- _WHAT YOU ARE ASKED TO DO_
Can you set down, exactly as they appear below, the lines from the opening of the material through the one bearing "const xTicks = [1, 2, 3, 4, 5, 6, 7, 8];", minus the pictures?

- _MATERIAL FOR THE TASK_

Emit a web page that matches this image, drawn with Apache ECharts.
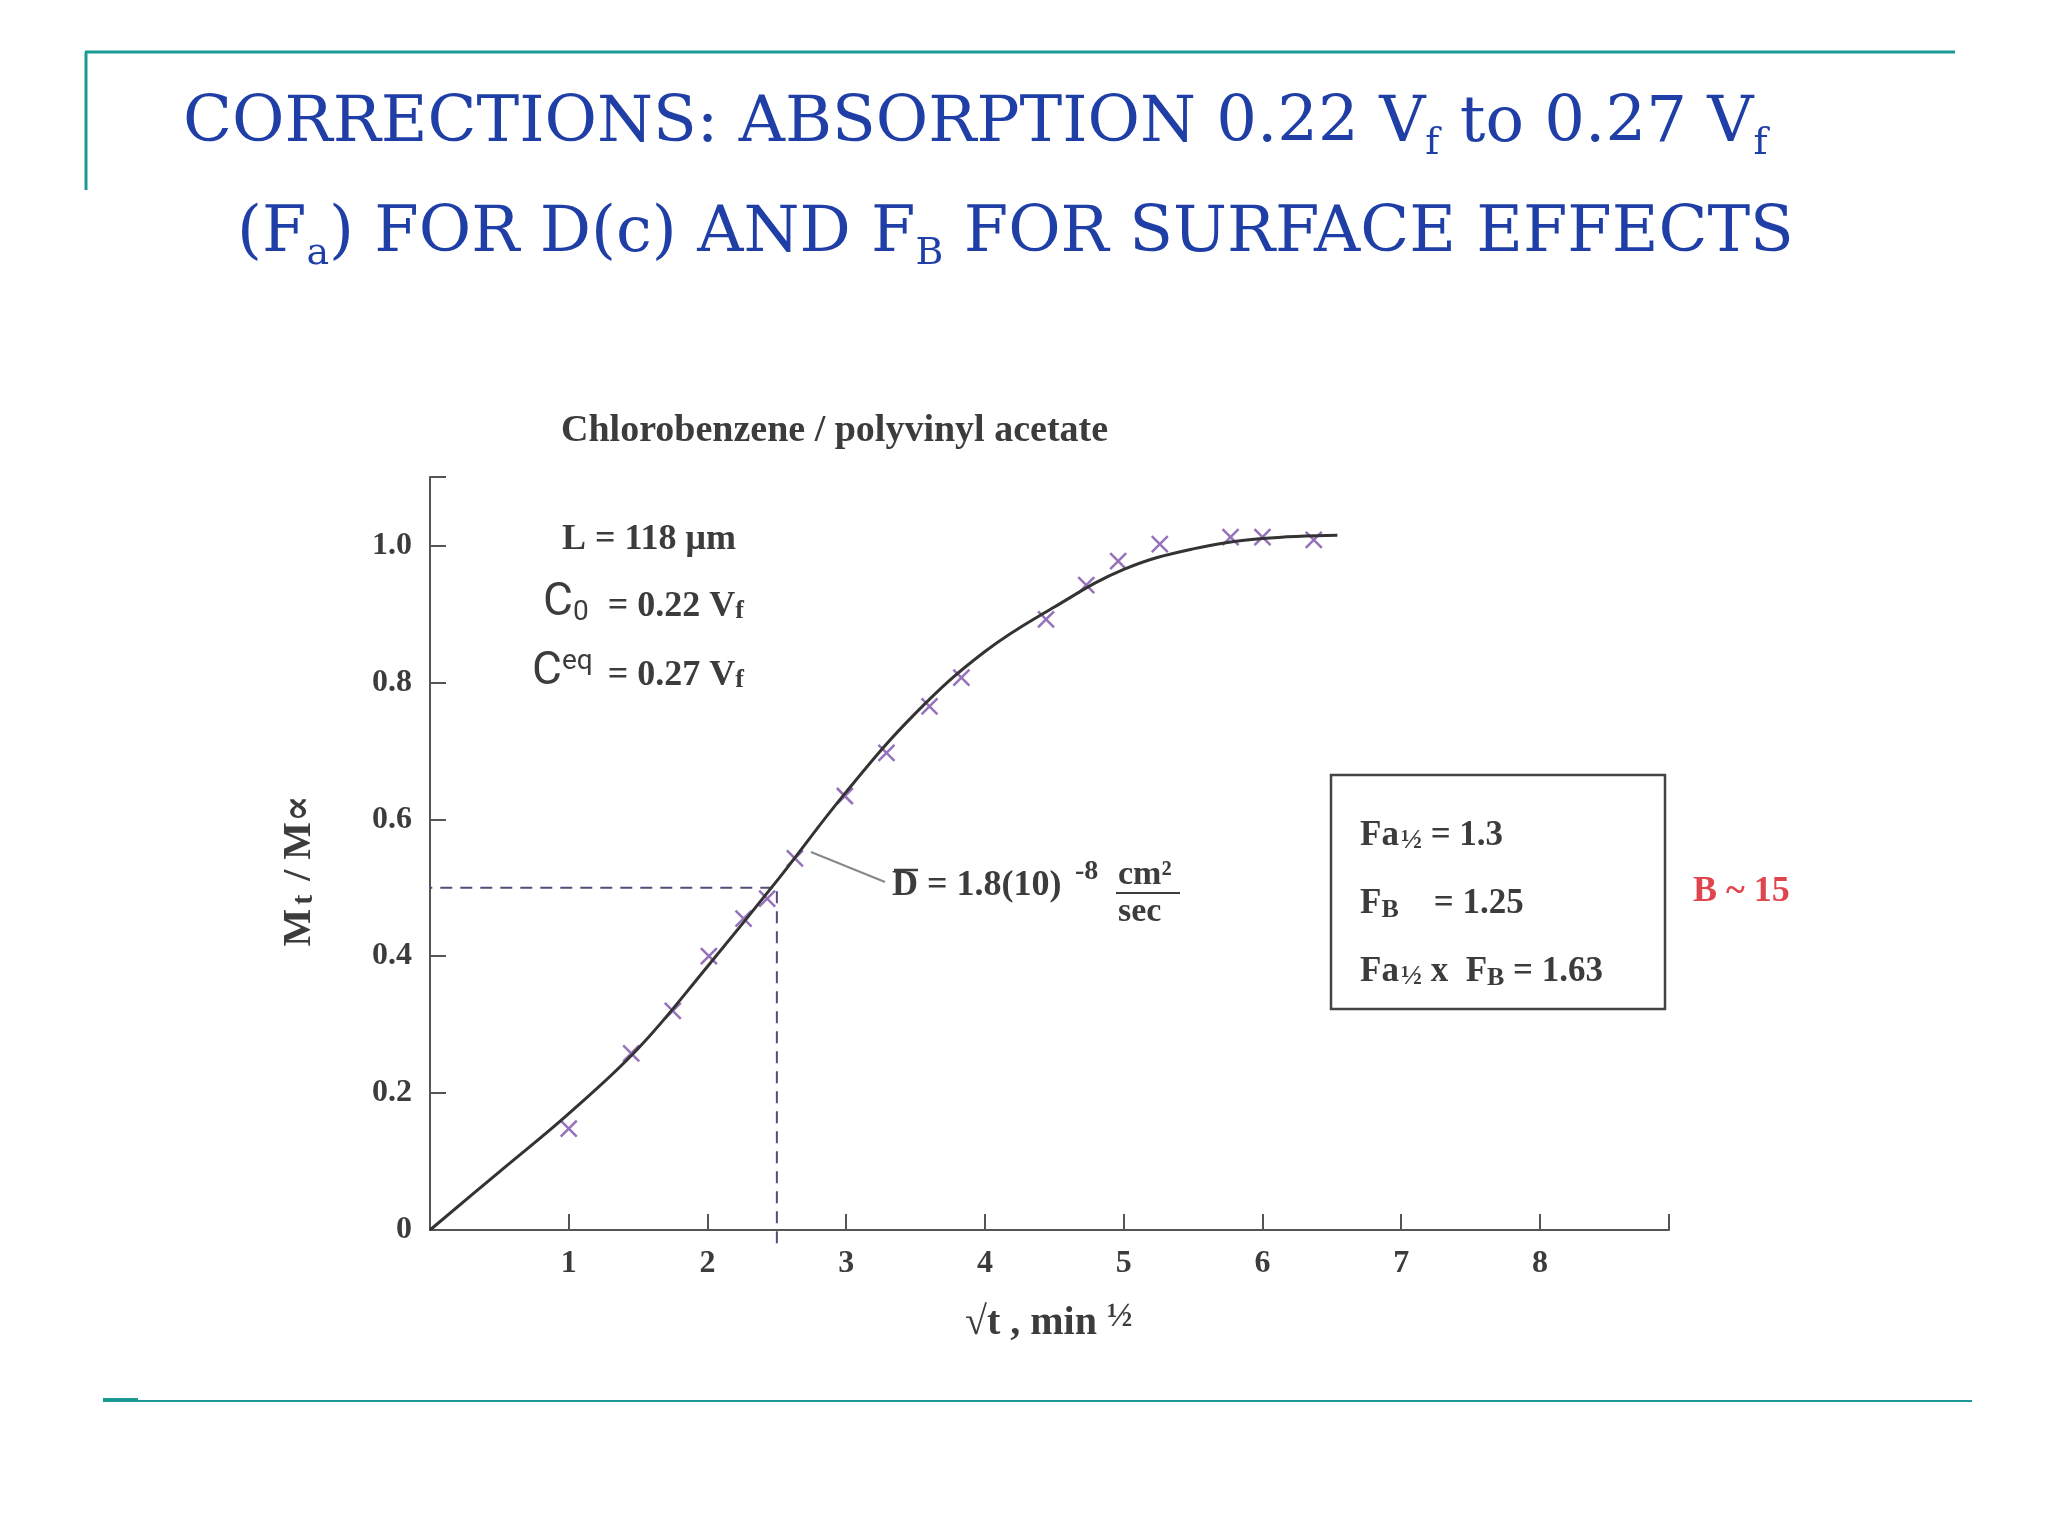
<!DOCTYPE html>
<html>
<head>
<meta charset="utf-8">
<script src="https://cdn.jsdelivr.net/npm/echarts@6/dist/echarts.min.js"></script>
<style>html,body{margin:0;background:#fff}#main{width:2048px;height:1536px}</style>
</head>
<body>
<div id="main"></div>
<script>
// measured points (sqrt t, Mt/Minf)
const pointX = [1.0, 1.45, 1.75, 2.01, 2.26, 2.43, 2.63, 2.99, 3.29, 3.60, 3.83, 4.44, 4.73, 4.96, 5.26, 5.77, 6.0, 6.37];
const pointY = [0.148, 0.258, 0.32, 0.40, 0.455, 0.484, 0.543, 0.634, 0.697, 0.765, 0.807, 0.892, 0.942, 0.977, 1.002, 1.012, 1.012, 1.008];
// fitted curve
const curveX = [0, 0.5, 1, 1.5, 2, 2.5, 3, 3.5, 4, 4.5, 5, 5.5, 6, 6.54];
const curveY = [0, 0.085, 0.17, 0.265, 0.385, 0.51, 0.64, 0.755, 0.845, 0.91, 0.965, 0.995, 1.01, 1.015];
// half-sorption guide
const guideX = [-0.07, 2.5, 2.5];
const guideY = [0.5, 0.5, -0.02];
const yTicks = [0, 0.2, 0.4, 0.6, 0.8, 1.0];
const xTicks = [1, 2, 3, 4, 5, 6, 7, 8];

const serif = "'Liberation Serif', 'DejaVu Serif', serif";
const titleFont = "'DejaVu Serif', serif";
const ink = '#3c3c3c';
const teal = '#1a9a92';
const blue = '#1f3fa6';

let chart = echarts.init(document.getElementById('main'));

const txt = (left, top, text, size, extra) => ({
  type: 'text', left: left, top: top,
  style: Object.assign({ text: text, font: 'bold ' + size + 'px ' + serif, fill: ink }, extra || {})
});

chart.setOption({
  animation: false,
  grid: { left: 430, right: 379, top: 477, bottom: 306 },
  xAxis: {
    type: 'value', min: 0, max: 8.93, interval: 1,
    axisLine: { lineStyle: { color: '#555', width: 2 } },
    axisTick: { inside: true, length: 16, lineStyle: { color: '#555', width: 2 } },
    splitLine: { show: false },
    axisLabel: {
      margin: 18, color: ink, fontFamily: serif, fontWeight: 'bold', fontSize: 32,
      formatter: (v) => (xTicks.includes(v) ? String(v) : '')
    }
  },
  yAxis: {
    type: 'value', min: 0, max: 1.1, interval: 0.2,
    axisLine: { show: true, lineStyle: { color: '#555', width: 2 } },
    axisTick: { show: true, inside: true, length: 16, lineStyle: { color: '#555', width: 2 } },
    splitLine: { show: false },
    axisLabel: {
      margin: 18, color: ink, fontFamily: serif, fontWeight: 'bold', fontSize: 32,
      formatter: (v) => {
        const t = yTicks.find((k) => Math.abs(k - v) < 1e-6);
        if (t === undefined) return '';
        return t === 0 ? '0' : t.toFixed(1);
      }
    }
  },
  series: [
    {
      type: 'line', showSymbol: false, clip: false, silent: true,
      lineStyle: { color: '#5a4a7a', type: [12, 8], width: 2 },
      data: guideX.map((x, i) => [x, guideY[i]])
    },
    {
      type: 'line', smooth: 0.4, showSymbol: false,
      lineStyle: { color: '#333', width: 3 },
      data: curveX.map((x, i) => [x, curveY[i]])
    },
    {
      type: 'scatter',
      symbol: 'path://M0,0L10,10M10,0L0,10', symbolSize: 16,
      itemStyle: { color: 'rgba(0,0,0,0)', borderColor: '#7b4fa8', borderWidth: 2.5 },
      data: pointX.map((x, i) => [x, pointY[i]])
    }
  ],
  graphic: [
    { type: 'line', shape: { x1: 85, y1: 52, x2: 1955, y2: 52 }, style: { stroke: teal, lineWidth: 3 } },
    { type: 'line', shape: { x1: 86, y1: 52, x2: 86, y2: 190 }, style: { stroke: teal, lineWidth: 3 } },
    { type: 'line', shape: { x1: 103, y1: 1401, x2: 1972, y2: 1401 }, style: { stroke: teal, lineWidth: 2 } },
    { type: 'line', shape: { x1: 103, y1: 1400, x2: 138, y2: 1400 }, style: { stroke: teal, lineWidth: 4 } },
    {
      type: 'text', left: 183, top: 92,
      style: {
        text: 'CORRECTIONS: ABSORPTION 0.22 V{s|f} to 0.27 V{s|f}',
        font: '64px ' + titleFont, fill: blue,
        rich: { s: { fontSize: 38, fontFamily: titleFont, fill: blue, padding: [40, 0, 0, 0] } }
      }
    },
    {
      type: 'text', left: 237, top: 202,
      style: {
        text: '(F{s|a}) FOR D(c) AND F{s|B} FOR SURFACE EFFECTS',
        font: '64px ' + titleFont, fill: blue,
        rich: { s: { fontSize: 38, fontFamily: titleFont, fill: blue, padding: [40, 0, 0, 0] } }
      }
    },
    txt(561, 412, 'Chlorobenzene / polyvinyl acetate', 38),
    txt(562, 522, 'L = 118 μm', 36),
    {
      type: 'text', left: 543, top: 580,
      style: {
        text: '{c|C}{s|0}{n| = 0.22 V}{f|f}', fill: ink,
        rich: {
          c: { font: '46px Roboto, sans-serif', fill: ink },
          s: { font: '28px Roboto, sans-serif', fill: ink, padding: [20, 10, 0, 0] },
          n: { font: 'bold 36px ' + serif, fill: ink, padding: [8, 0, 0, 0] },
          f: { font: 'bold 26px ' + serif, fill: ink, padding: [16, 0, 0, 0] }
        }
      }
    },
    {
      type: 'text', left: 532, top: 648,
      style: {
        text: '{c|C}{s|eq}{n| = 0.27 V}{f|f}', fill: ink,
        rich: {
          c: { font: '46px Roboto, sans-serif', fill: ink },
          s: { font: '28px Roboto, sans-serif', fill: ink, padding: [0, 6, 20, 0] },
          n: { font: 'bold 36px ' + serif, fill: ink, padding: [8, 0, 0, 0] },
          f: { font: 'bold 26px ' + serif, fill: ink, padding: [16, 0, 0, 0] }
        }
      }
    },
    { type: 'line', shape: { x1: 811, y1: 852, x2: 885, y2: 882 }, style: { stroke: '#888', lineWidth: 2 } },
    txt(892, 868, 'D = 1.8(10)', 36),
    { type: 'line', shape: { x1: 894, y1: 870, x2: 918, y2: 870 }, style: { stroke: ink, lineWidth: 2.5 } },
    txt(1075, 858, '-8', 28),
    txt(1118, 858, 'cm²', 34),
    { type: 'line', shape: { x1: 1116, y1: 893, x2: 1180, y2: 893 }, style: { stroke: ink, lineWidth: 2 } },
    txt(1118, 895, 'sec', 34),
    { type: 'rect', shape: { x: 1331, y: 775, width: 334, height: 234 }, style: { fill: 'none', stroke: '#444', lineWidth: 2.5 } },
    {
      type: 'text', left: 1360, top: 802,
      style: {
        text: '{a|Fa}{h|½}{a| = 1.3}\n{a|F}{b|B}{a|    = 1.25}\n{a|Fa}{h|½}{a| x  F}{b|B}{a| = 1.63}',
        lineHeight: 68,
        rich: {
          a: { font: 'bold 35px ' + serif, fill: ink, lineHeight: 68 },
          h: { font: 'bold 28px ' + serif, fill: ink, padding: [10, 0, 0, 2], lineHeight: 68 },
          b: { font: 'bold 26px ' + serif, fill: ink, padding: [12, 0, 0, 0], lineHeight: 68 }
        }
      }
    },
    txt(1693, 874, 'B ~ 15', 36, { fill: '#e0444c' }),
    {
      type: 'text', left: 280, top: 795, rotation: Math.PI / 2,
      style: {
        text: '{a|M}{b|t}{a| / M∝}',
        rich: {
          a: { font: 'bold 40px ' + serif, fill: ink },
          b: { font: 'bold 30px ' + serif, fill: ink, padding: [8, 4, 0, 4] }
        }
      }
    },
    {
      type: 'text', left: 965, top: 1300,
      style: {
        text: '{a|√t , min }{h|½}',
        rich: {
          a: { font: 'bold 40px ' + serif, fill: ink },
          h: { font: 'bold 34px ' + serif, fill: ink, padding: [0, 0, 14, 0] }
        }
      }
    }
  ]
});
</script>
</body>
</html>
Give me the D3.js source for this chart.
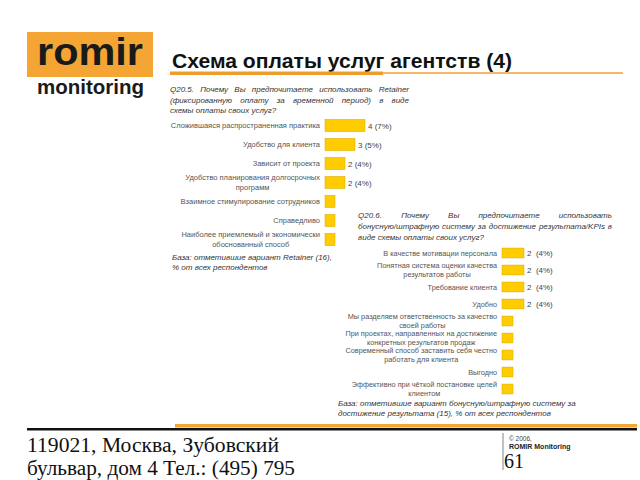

- _RESULT_
Emit a web page that matches this image, drawn with Apache ECharts.
<!DOCTYPE html>
<html>
<head>
<meta charset="utf-8">
<script src="https://cdn.jsdelivr.net/npm/echarts@6/dist/echarts.min.js"></script>
<style>html,body{margin:0;background:#fff}#main{width:2048px;height:1536px}</style>
</head>
<body>
<div id="main"></div>
<script>
// measured points (sqrt t, Mt/Minf)
const pointX = [1.0, 1.45, 1.75, 2.01, 2.26, 2.43, 2.63, 2.99, 3.29, 3.60, 3.83, 4.44, 4.73, 4.96, 5.26, 5.77, 6.0, 6.37];
const pointY = [0.148, 0.258, 0.32, 0.40, 0.455, 0.484, 0.543, 0.634, 0.697, 0.765, 0.807, 0.892, 0.942, 0.977, 1.002, 1.012, 1.012, 1.008];
// fitted curve
const curveX = [0, 0.5, 1, 1.5, 2, 2.5, 3, 3.5, 4, 4.5, 5, 5.5, 6, 6.54];
const curveY = [0, 0.085, 0.17, 0.265, 0.385, 0.51, 0.64, 0.755, 0.845, 0.91, 0.965, 0.995, 1.01, 1.015];
// half-sorption guide
const guideX = [-0.07, 2.5, 2.5];
const guideY = [0.5, 0.5, -0.02];
const yTicks = [0, 0.2, 0.4, 0.6, 0.8, 1.0];
const xTicks = [1, 2, 3, 4, 5, 6, 7, 8];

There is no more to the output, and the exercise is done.